2MnO2 + 4KOH + O2 + Cl2 –> 2KMnO4 + 2KCl + 2H2O
14. Explain the term heat of combustion.
15. When carbon disulfide is formed from its elements, heat is absorbed. Calculate the amount of heat (in kJ) absorbed when 5.66 g of carbon disulfide is formed.
C(s) + 2S(s) –>CS2 (l) ΔH = 89.3 kJ
16. The production of iron and carbon dioxide from iron (III) oxide and carbon monoxide is an exothermic reaction. How many kilojoules of heat are produced when 3.40mole of iron (III) oxide reacts with an excess of carbon monoxide?
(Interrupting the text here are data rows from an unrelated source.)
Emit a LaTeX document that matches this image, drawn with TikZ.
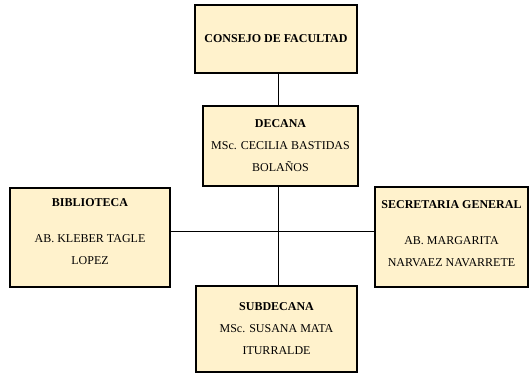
\documentclass[tikz,border=0pt]{standalone}
\usepackage{fontspec}
\setmainfont{Liberation Serif}
\definecolor{cargo}{RGB}{255,242,204}
\tikzset{
  cargo/.style={draw=black,line width=1.5pt,fill=cargo,align=center,inner sep=2pt,font=\fontsize{12}{22}\selectfont},
  enlace/.style={line width=1pt}
}
\begin{document}
\begin{tikzpicture}[x=1pt,y=-1pt]
		\useasboundingbox (0,0) rectangle (530,374);
		% cajas
		\node[cargo,minimum width=162pt,minimum height=68pt] (consejo) at (276,39) {\textbf{CONSEJO DE FACULTAD}};
		\node[cargo,minimum width=155pt,minimum height=80pt] (decana) at (280.5,146) {\textbf{DECANA}\\MSc. CECILIA BASTIDAS\\BOLAÑOS};
		\node[cargo,minimum width=160pt,minimum height=99pt] (biblio) at (90,237.5) {\textbf{BIBLIOTECA}\\[14pt]AB. KLEBER TAGLE\\LOPEZ\\[-10pt]};
		\node[cargo,minimum width=153pt,minimum height=100pt] (secre) at (451.5,237) {\textbf{SECRETARIA GENERAL}\\[14pt]AB. MARGARITA\\NARVAEZ NAVARRETE\\[-16pt]};
		\node[cargo,minimum width=161pt,minimum height=86pt] (subdec) at (276.5,329) {\textbf{SUBDECANA}\\MSc. SUSANA MATA\\ITURRALDE};
		% enlaces
		\coordinate (cruce) at (278,232);
		\draw[enlace] (consejo.south -| cruce) -- (decana.north -| cruce);
		\draw[enlace] (decana.south -| cruce) -- (subdec.north -| cruce);
		\draw[enlace] (biblio.east |- cruce) -- (secre.west |- cruce);
\end{tikzpicture}
\end{document}
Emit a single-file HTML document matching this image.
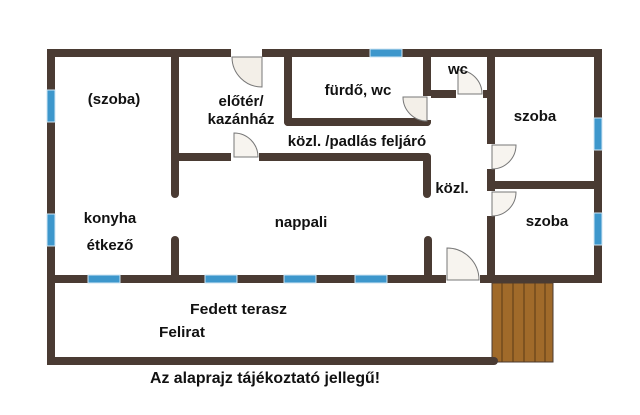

Fe2O3 (s) + 3CO (g) –> 2Fe (s) + 3CO2 (g) + 26.3kJ
17. When 2 moles of solid magnesium combines with 1 mole of oxygen gas, 2 moles of solid magnesium oxide (MgO) is formed and 1204kJ of heat is released. Write the thermochemical equation for this combustion reaction.
18. Gasohol contains ethanol, C2H5OH (l), which when burned reacts with oxygen to produce carbon dioxide gas and water vapor. How much heat is released when 12.5 g ethanol burns?